Dans ce cadre, les conditions américaines pour poursuivre l’exécution de la feuille de route, comprenant le démantèlement des armes de la résistance palestinienne, ou ce que les Etats-Unis appelent les armes des organisations terroristes. Ces conditions permettent à Israël de ne pas exécuter la feuille de route (qui est très en deça de la revendication palestinienne, elle inclut la lettre de garanties américaines à Israël ainsi que les réserves israéliennes à son propos) si la résistance palestinienne n’est pas désarmée. En même temps, ces conditions permettent à Israël de s’assurer la destruction de la résistance palestinienne au cas où cette dernière accepte d’être désarmée.
Tout ce qui précède ne signifie pas l’absence d’autres plans secrets, américains et israéliens, qu’il serait facile d’exécuter avec le désengagement, comme le transfert d’un certain nombre de réfugiés, du Liban, par exemple, vers les lieux évacués dans le cadre d’un non-désaccord israélien à leur entrée dans la bande de Gaza, dans le but de se laver les mains, à Israël et à la communauté internationale, de la question des réfugiés, à tout jamais, pour l’enterrer dans les sables de Gaza.

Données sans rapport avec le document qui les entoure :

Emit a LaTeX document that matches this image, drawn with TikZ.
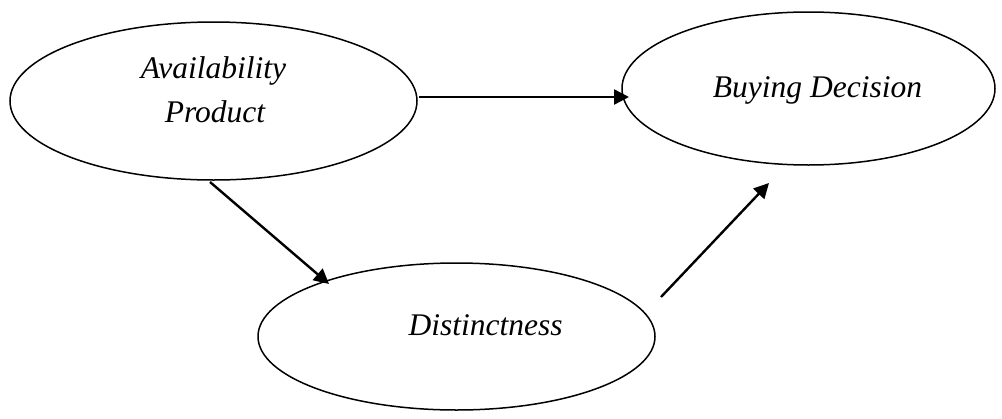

Pour cela, le raccourci de tous ces plans dans l’image d’une « victoire », dans les célébrations de « la libération de Gaza » signifie tout simplement s’enfoncer la tête dans le sable du Sinaï.
Le désengagement est une grande trappe qui fut planifiée pour avaler l’Etat souverain, la continuité géographique, le droit des détenus et prisonniers à la liberté, et le droit au retour. Elle avale al-Quds et la Cisjordanie, elle avale la question palestinienne.
Pour cela, le temps n’est pas encore venu pour exprimer la joie. La tâche est encore plus difficile aujourd’hui.. La tâche nécessite d’avoir recours à plusieurs facteurs et outils, absents toutes ces longues années de l’action palestinienne.